Miro el reloj en mi muñeca izquierda. Son las 10:45 pm.

Me pregunto si de pronto el aparato espacial está ya afuera con sus luces coloridas, y me dan ganas de salir corriendo hacia el final de la bahía para echarle un vistazo, pero me contengo siguiendo mi instinto nulo, y pensando que primero debo hablar directamente con el autor material de la llamada que ahora me tiene en ascuas.
Queriendo saber más de aquel mensaje, decido entonces llamar de vuelta al supuesto sujeto del avistamiento, aunque estoy consciente que bien se podría tratar de una broma radial, o de alguno de mis amigos con sed de venganza.

Nunca he dudado de la existencia de vida extraterrestre, es más, he tenido algunas experiencias personales con el tema (que me reservo). Pero no esperaba que alguien me llamara casi a medianoche para decirme que ve un Ovni prácticamente afuera de mi oficina.
La versión de aquel hombre suena sincera. Me cuenta con pelos y señales lo que ha observado en las tres madrugadas anteriores, y añade que está seguro que aquel objeto se posará allí una cuarta vez.

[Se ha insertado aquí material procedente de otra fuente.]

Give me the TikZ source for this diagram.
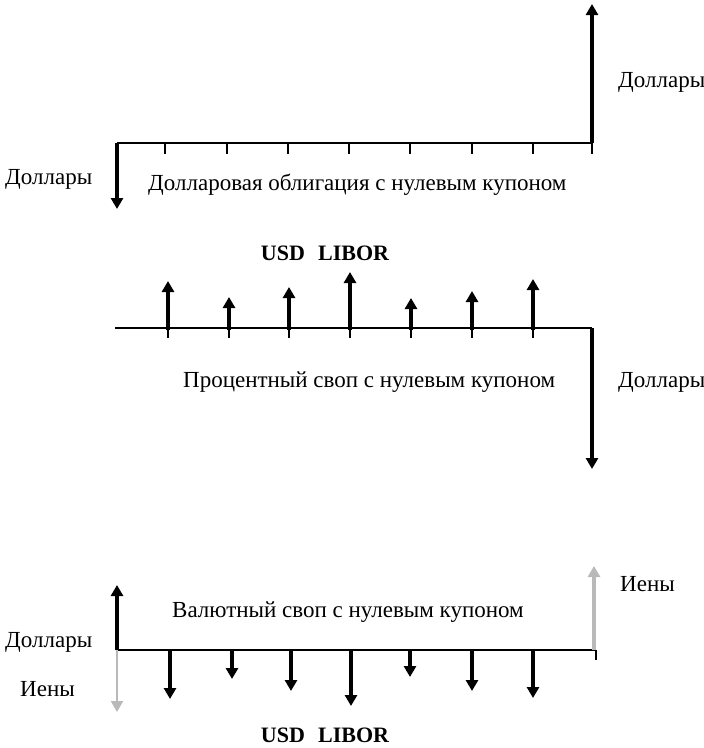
\documentclass[tikz,border=0pt]{standalone}
\usepackage{fontspec}
\setmainfont{Liberation Serif}
\usetikzlibrary{arrows.meta}
\begin{document}
\begin{tikzpicture}[x=1pt,y=-1pt,
  axis/.style={line width=2.8pt},
  tickmark/.style={line width=1.8pt},
  flow/.style={line width=3.4pt,-{Triangle[width=12pt,length=11pt]}},
  yenflow/.style={flow,draw=gray!55},
  lbl/.style={font=\fontsize{23}{26}\selectfont,inner sep=0pt,anchor=west},
  title/.style={font=\fontsize{22}{26}\selectfont\bfseries,inner sep=0pt}]
\useasboundingbox (0,0) rectangle (704,748);

% ---- zero-coupon dollar bond ----
\coordinate (b0) at (117,143);
\coordinate (bN) at (592,143);
\coordinate (bdown) at (117,209);
\coordinate (bup) at (592,4);
\draw[axis] (b0) -- (bN);
\foreach \x in {165,227,288,349,410,472,533,592}
  \draw[tickmark] (\x,143) -- (\x,154);
\draw[flow] (b0) -- (bdown);
\draw[flow] (bN) -- (bup);
\node[lbl] (bl) at (618,82) {Доллары};
\node[lbl] (bll) at (5,179) {Доллары};
\node[lbl] (bt) at (148,185) {Долларовая облигация с нулевым купоном};

% ---- zero-coupon interest rate swap ----
\node[title] (libor1) at (325,253) {USD\hspace{0.6em}LIBOR};
\coordinate (s0) at (115,328);
\coordinate (sN) at (592,328);
\coordinate (sdown) at (592,469);
\draw[axis] (s0) -- (sN);
\foreach \x/\t in {168/281,229/297,289/287,350/272,411/298,472/291,533/279}{
  \draw[tickmark] (\x,328) -- (\x,338);
  \coordinate (sb) at (\x,330);
  \coordinate (st) at (\x,\t);
  \draw[flow] (sb) -- (st);
}
\draw[flow] (sN) -- (sdown);
\node[lbl] (st1) at (183,382) {Процентный своп с нулевым купоном};
\node[lbl] (sl) at (618,382) {Доллары};

% ---- zero-coupon currency swap ----
\coordinate (c0) at (117,650);
\coordinate (cN) at (596,650);
\coordinate (cup) at (117,585);
\coordinate (cdown) at (117,712);
\coordinate (cyen) at (594,566);
\draw[axis] (c0) -- (cN);
\draw[tickmark] (cN) -- ++(0,10);
\draw[yenflow] (cN) ++(-2,0) coordinate (cyb) (cyb) -- (cyen);
\draw[yenflow,line width=2.2pt] (c0) -- (cdown);
\draw[flow] (c0) -- (cup);
\foreach \x/\t in {170/699,232/679,291/691,351/706,410/677,472/691,533/698}{
  \coordinate (cb) at (\x,649);
  \coordinate (ct) at (\x,\t);
  \draw[flow] (cb) -- (ct);
}
\node[lbl] (cy) at (620,584) {Иены};
\node[lbl] (cl) at (5,642) {Доллары};
\node[lbl] (ct1) at (172,612) {Валютный своп с нулевым купоном};
\node[lbl] (cy2) at (20,689) {Иены};
\node[title] (libor2) at (325,735) {USD\hspace{0.6em}LIBOR};
\end{tikzpicture}
\end{document}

Aunque logro interesarme en la conversación, no puedo dejar de mirar a ambos lados esperando que alguien aparezca con burlas y diciéndome: ‘Caíste en la broma’, pero nadie llega, además no imagino qué clase de chiste pudiera llegar a ser este.
–Pasaré por allí ahora–, le digo a mi interlocutor, pero este me dice que tiene que ser a las 3 de la mañana, hora en la que comienza a aparecer en el firmamento la supuesta nave.

Tomo todos los datos de aquel hombre, al que le pregunto si tiene alguna foto que me pueda mostrar, pero me dice que su celular no captó bien el objeto y aparece solamente una luz movida en su pantalla.
–Usé unos binoculares para verlo. Alrededor de las 4 am el aparato luminoso sube rápidamente en el aire, y vuelve a bajar con fuerza, como si fuera un yoyo–, indica el sujeto, que al juzgar por su voz está llegando a los 60 años.

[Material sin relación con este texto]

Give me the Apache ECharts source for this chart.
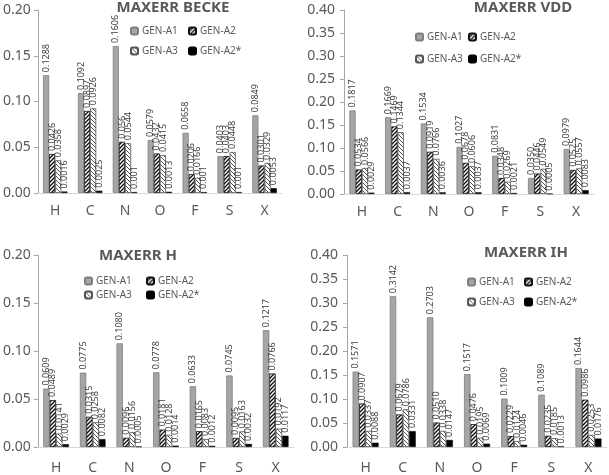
<!DOCTYPE html>
<html><head><meta charset="utf-8">
<script src="https://cdn.jsdelivr.net/npm/echarts@6/dist/echarts.min.js"></script>
<style>html,body{margin:0;padding:0;background:#fff}#c{width:609px;height:475px}</style>
</head><body><div id="c"></div>
<script>
const categories = ['H','C','N','O','F','S','X'];
const seriesNames = ['GEN-A1','GEN-A2','GEN-A3','GEN-A2*'];
const panelTitles = ['MAXERR BECKE','MAXERR VDD','MAXERR H','MAXERR IH'];
const yMax = [0.20, 0.40, 0.20, 0.40];
const yInterval = [0.05, 0.05, 0.05, 0.05];

const becke_A1  = [0.1288,0.1092,0.1606,0.0579,0.0658,0.0403,0.0849];
const becke_A2  = [0.0426,0.0897,0.056,0.0432,0.0206,0.0403,0.0301];
const becke_A3  = [0.0358,0.0926,0.0544,0.0415,0.0166,0.0448,0.0329];
const becke_A2s = [0.0016,0.0025,0.001,0.0013,0.001,0.001,0.0053];

const vdd_A1  = [0.1817,0.1669,0.1534,0.1027,0.0831,0.0350,0.0979];
const vdd_A2  = [0.0534,0.1469,0.0919,0.0678,0.0348,0.0446,0.0525];
const vdd_A3  = [0.0566,0.1344,0.0766,0.0606,0.0269,0.0549,0.0557];
const vdd_A2s = [0.0029,0.0037,0.0036,0.0037,0.0021,0.0005,0.0083];

const h_A1  = [0.0609,0.0775,0.1080,0.0778,0.0633,0.0745,0.1217];
const h_A2  = [0.0489,0.0315,0.0096,0.0181,0.0165,0.0095,0.0766];
const h_A3  = [0.0141,0.0258,0.0156,0.0128,0.0083,0.0163,0.0192];
const h_A2s = [0.0029,0.0082,0.0005,0.0014,0.0012,0.0032,0.0117];

const ih_A1  = [0.1571,0.3142,0.2703,0.1517,0.1009,0.1089,0.1644];
const ih_A2  = [0.0907,0.0679,0.0510,0.0476,0.0229,0.0235,0.0986];
const ih_A3  = [0.0337,0.0786,0.0338,0.0195,0.0124,0.0185,0.0253];
const ih_A2s = [0.0088,0.0331,0.0147,0.0069,0.0046,0.0013,0.0176];

const labelText = [
  [becke_A1.map(String), becke_A2.map(String), becke_A3.map(String), becke_A2s.map(String)],
  [['0.1817','0.1669','0.1534','0.1027','0.0831','0.0350','0.0979'],['0.0534','0.1469','0.0919','0.0678','0.0348','0.0446','0.0525'],['0.0566','0.1344','0.0766','0.0606','0.0269','0.0549','0.0557'],['0.0029','0.0037','0.0036','0.0037','0.0021','0.0005','0.0083']],
  [['0.0609','0.0775','0.1080','0.0778','0.0633','0.0745','0.1217'],['0.0489','0.0315','0.0096','0.0181','0.0165','0.0095','0.0766'],['0.0141','0.0258','0.0156','0.0128','0.0083','0.0163','0.0192'],['0.0029','0.0082','0.0005','0.0014','0.0012','0.0032','0.0117']],
  [['0.1571','0.3142','0.2703','0.1517','0.1009','0.1089','0.1644'],['0.0907','0.0679','0.0510','0.0476','0.0229','0.0235','0.0986'],['0.0337','0.0786','0.0338','0.0195','0.0124','0.0185','0.0253'],['0.0088','0.0331','0.0147','0.0069','0.0046','0.0013','0.0176']]
];
const panelData = [
  [becke_A1, becke_A2, becke_A3, becke_A2s],
  [vdd_A1, vdd_A2, vdd_A3, vdd_A2s],
  [h_A1, h_A2, h_A3, h_A2s],
  [ih_A1, ih_A2, ih_A3, ih_A2s]
];

function makePattern(dir, color, lw) {
  const c = document.createElement('canvas');
  c.width = 4; c.height = 4;
  const x = c.getContext('2d');
  x.fillStyle = '#fff'; x.fillRect(0,0,4,4);
  x.strokeStyle = color; x.lineWidth = lw;
  x.beginPath();
  if (dir === 'up') {
    x.moveTo(-1,5); x.lineTo(5,-1);
    x.moveTo(-1,1); x.lineTo(1,-1);
    x.moveTo(3,5); x.lineTo(5,3);
  } else {
    x.moveTo(-1,-1); x.lineTo(5,5);
    x.moveTo(-1,3); x.lineTo(1,5);
    x.moveTo(3,-1); x.lineTo(5,1);
  }
  x.stroke();
  return {image: c, repeat: 'repeat'};
}
const styles = [
  {color:'#a5a5a5', borderColor:'#7f7f7f', borderWidth:0.8},
  {color: makePattern('up', '#111', 1.4), borderColor:'#111', borderWidth:0.8},
  {color: makePattern('down', '#555', 1.0), borderColor:'#555', borderWidth:0.8},
  {color:'#000', borderColor:'#000', borderWidth:0.5}
];

const grids = [
  {left:33, top:10, width:249, height:183},
  {left:344, top:10, width:250, height:184},
  {left:35, top:255, width:259, height:192},
  {left:347, top:255, width:260, height:192}
];
const xLabelMargin = [11, 11, 14, 14];
const yLabelMargin = [7, 9, 7, 9];
const titlePos = [[173,0],[523,0],[138,248],[526,245]];
const legendPos = [
  {x:[130,188], y:[32,52]},
  {x:[415,468], y:[38,60]},
  {x:[84,146], y:[282,296]},
  {x:[467,524], y:[283,303]}
];
const FONT = 'Noto Sans';

const option = {
  animation:false,
  backgroundColor:'#fff',
  textStyle:{fontFamily:FONT},
  title:[], legend:[], grid:grids, xAxis:[], yAxis:[], series:[]
};

for (let p=0; p<4; p++) {
  option.title.push({
    text: panelTitles[p], left: titlePos[p][0], top: titlePos[p][1], textAlign:'center', padding:0,
    textStyle:{fontSize:15, fontWeight:'bold', color:'#595959', fontFamily:FONT}
  });
  option.xAxis.push({
    type:'category', gridIndex:p, data:categories,
    axisLine:{lineStyle:{color:'#d9d9d9'}}, axisTick:{show:false},
    axisLabel:{color:'#595959', fontSize:14, margin:xLabelMargin[p], fontFamily:FONT}
  });
  option.yAxis.push({
    type:'value', gridIndex:p, min:0, max:yMax[p], interval:yInterval[p],
    splitLine:{show:false},
    axisLine:{show:true, lineStyle:{color:'#a6a6a6'}},
    axisTick:{show:true, length:4, lineStyle:{color:'#a6a6a6'}},
    axisLabel:{color:'#595959', fontSize:14, margin:yLabelMargin[p], fontFamily:FONT,
      formatter: v => v.toFixed(2)}
  });
  for (let s=0; s<4; s++) {
    const lt = labelText[p][s];
    option.series.push({
      type:'bar', name:seriesNames[s], xAxisIndex:p, yAxisIndex:p,
      data: panelData[p][s], barGap:'0%', barCategoryGap:'30%',
      itemStyle: styles[s],
      label:{show:true, position:'top', rotate:90, align:'left', verticalAlign:'middle', distance:3,
        fontSize:9, color:'#404040', fontFamily:FONT,
        formatter: params => lt[params.dataIndex]}
    });
  }
  const lp = legendPos[p];
  for (let s=0; s<4; s++) {
    const col = s % 2, row = Math.floor(s/2);
    option.legend.push({
      data:[seriesNames[s]], left: lp.x[col], top: lp.y[row]-6, padding:0,
      itemWidth:7, itemHeight:7, itemGap:4, selectedMode:false,
      textStyle:{fontSize:10, color:'#595959', fontFamily:FONT, padding:[0,0,0,-1]}
    });
  }
}

const chart = echarts.init(document.getElementById('c'), null, {renderer:'canvas'});
chart.setOption(option);
</script></body></html>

Imagino los yoyos con los que jugué en mi adolescencia y que nunca aprendí a controlar. Un día casi me quiebro un diente tratando de hacer la vuelta al mundo en 360 grados.
Cuelgo la llamada, tomo de nuevo mi maletín, pero en vez de dirigirme a mi auto, cambio el destino y camino hacia el final de la bahía, esperando ver o una estrella colorida moviéndose en círculos, o conocidos riéndose de mí. Incluso pienso por instantes que seré víctima de un asalto, por lo que tomo precauciones aprendidas en las calles colombianas.

Al llegar al destino encuentro una plazoleta solitaria. Hay un par de estrellas en el firmamento, pero ninguna se mueve ni emite colores. El viento helado proveniente de las aguas atlánticas se introduce en mis brazos, y lamento no tener un saquito para combatir las bajas temperaturas.

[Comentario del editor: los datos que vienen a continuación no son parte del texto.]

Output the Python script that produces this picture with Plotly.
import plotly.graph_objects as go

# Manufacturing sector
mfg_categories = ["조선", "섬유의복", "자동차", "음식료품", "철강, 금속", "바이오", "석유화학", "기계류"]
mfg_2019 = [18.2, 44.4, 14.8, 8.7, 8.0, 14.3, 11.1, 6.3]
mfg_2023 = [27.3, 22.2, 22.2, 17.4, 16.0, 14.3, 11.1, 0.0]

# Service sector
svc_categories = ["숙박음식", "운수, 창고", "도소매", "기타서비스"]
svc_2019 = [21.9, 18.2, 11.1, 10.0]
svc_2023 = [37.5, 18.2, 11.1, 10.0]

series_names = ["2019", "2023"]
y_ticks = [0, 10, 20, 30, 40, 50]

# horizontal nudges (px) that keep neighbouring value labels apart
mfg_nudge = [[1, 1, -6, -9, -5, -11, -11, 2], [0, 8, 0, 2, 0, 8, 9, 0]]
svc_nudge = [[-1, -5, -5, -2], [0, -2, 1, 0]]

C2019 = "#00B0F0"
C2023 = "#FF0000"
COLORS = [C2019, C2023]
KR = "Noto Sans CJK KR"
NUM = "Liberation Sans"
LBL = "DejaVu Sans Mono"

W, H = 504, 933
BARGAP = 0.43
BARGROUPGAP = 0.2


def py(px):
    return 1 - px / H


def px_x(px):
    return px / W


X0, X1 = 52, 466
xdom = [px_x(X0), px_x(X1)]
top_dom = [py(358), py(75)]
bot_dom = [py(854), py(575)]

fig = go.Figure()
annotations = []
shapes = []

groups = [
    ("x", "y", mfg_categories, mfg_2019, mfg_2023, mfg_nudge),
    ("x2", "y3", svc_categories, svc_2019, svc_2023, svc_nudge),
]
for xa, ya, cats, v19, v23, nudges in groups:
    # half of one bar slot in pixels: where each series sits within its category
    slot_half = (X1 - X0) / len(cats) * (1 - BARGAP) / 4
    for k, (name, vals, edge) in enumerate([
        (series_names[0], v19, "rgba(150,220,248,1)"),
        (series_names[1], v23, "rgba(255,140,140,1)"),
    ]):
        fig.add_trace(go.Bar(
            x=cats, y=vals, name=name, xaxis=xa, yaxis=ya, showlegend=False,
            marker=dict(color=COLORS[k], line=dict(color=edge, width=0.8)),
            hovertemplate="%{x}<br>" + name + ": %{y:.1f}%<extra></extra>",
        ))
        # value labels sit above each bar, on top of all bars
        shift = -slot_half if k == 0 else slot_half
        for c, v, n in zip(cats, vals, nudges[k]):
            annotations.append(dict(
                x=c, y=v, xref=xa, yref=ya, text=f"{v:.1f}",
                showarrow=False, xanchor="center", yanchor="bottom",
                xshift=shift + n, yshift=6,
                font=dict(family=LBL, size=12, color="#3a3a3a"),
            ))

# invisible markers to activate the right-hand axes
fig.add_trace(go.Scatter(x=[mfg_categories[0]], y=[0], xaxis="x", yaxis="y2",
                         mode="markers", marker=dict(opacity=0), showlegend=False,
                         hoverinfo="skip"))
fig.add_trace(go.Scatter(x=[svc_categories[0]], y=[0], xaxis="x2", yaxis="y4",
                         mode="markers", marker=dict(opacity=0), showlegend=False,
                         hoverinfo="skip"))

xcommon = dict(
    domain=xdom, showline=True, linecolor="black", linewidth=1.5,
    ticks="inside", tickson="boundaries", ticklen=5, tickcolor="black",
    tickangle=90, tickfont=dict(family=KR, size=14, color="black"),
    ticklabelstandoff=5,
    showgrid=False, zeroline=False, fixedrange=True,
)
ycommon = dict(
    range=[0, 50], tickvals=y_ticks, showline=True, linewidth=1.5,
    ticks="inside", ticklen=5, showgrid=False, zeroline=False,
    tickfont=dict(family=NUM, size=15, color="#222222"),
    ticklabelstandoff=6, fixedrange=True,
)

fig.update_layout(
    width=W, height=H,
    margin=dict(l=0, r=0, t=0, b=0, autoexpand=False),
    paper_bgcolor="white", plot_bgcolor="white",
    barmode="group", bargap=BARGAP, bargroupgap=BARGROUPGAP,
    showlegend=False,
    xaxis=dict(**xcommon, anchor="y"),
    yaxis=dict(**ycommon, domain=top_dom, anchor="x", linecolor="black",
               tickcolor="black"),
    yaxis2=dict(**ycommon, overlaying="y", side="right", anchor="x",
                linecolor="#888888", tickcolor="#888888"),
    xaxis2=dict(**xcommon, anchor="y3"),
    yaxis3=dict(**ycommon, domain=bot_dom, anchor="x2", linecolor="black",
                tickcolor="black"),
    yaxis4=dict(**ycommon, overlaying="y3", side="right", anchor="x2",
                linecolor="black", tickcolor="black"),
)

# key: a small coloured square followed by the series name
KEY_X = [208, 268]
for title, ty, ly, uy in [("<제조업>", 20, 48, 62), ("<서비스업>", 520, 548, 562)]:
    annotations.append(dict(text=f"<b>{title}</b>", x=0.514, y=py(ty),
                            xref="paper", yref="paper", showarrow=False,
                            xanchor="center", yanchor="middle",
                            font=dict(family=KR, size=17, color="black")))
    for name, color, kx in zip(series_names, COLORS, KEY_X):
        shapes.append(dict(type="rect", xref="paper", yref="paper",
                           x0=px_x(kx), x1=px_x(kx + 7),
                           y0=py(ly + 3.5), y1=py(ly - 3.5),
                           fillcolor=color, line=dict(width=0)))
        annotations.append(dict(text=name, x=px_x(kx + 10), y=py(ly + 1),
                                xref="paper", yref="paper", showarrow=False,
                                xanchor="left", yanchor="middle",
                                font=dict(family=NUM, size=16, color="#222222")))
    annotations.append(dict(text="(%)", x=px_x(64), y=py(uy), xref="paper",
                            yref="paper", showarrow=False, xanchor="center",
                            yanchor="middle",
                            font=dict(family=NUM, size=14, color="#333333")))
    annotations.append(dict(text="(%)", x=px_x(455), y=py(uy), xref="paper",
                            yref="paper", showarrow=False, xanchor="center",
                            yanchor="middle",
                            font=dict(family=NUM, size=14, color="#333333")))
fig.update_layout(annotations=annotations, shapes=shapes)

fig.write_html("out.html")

Tomo algunas fotos de lo que me rodea, del mar, de las estrellas, del puerto, de los edificios, hasta que la batería de mi iPhone decide que no me acompañará más.
Emprendo mi huida a casa, con la mente puesta en el posible avistamiento de las próximas horas, y aun dudando en la veracidad de aquella llamada.

Mientras conduzco a mi hogar (45 minutos de camino) no paro de observar cualquier luz que brilla en el cielo, y por momentos me tiento a devolverme, pero no lo hago.
–Mañana me preparo bien y me quedo–, pienso con convicción.

Hoy, he llamado nuevamente a aquel sujeto a preguntarle si volvió a ver el “ovni”, pero ahora su teléfono aparece desconectado.
Realmente no sé si me quede esta noche en la bahía o no, pero por si las dudas, tengo conmigo un saco de lana y una bufanda que bien pueden acompañarme.